Yup that can bee a problem and for multipart constructions would need some fitting and tooling. But I think that with several test runs some basic rules for calculating close enough right size can bee found.

My mendel is still in pieces around the world ;-) but if/when I have mine up and running I think this would be one thing to try.
Re: ArtClay silver/gold/copper clay
June 07, 2011 03:36PM
I ran across this today.

Their clays might be a bit solid for a pneumatic extruder such as the one that makerbot sells, but you wouldn't have to deal with it slumping.

The other problem is that their shrinkage is much higher than artclay - 20 to 25%
What temperatures are needed to bake/cure? I see that some want a kiln and others do not.
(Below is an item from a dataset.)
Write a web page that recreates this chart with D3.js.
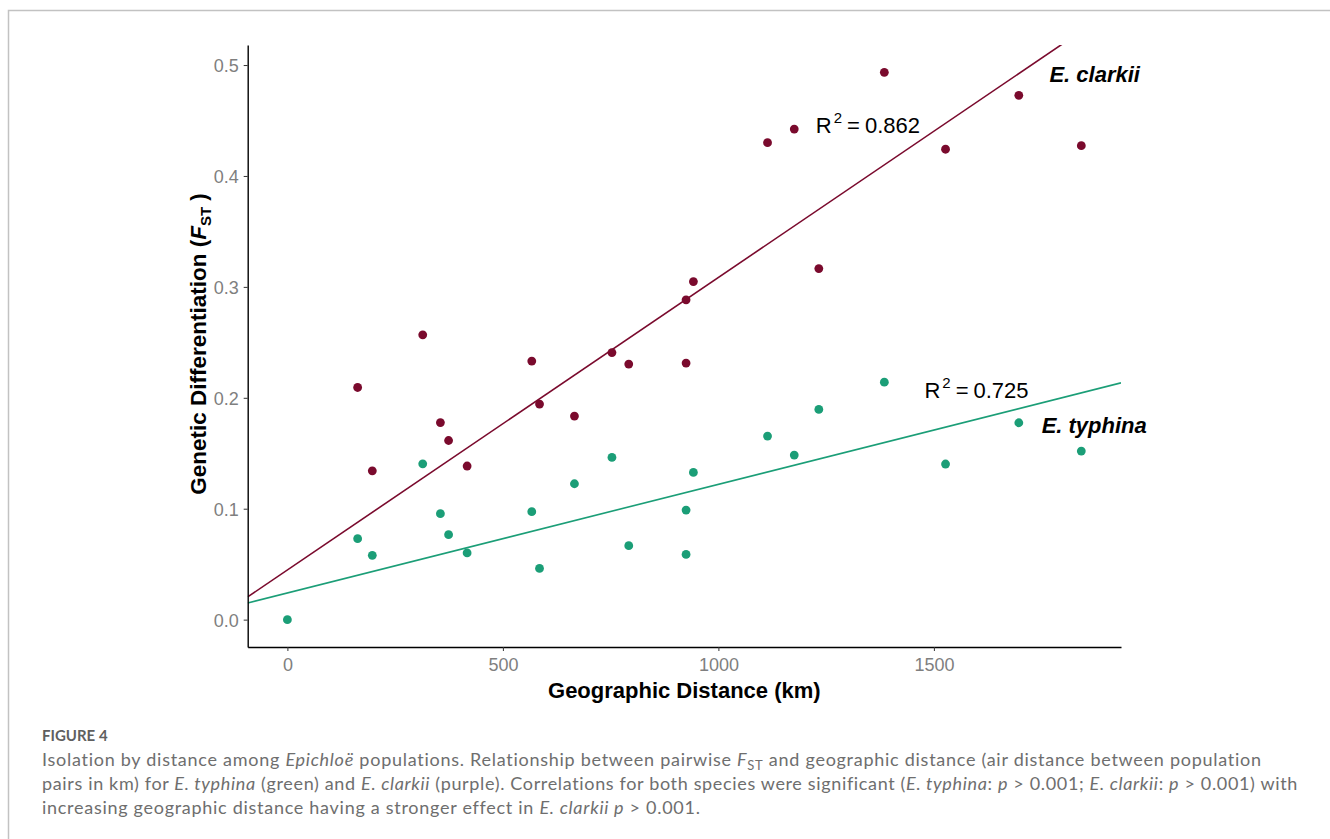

What variations are they representing?

Could you blow hot enough air through an empty hot end nozzle to bake on the spot?

I am picturing a multi-headed system that can:

- back out plastic from hot-end in extruder #1
- deposit the metal clay from extruder #2
- blow controlled compressed air can(?) through hot end onto metal until set .. microbursts?
- re-feed/resume plastic printing from extruder #1

Would not get hot enough for the kiln requirement. Maybe a lower powered laser reaches kiln temperatures without crazy SLS power requirements?

Would probably want an IR thermometer designed into the hot extruder for monitoring.. object/surface temp.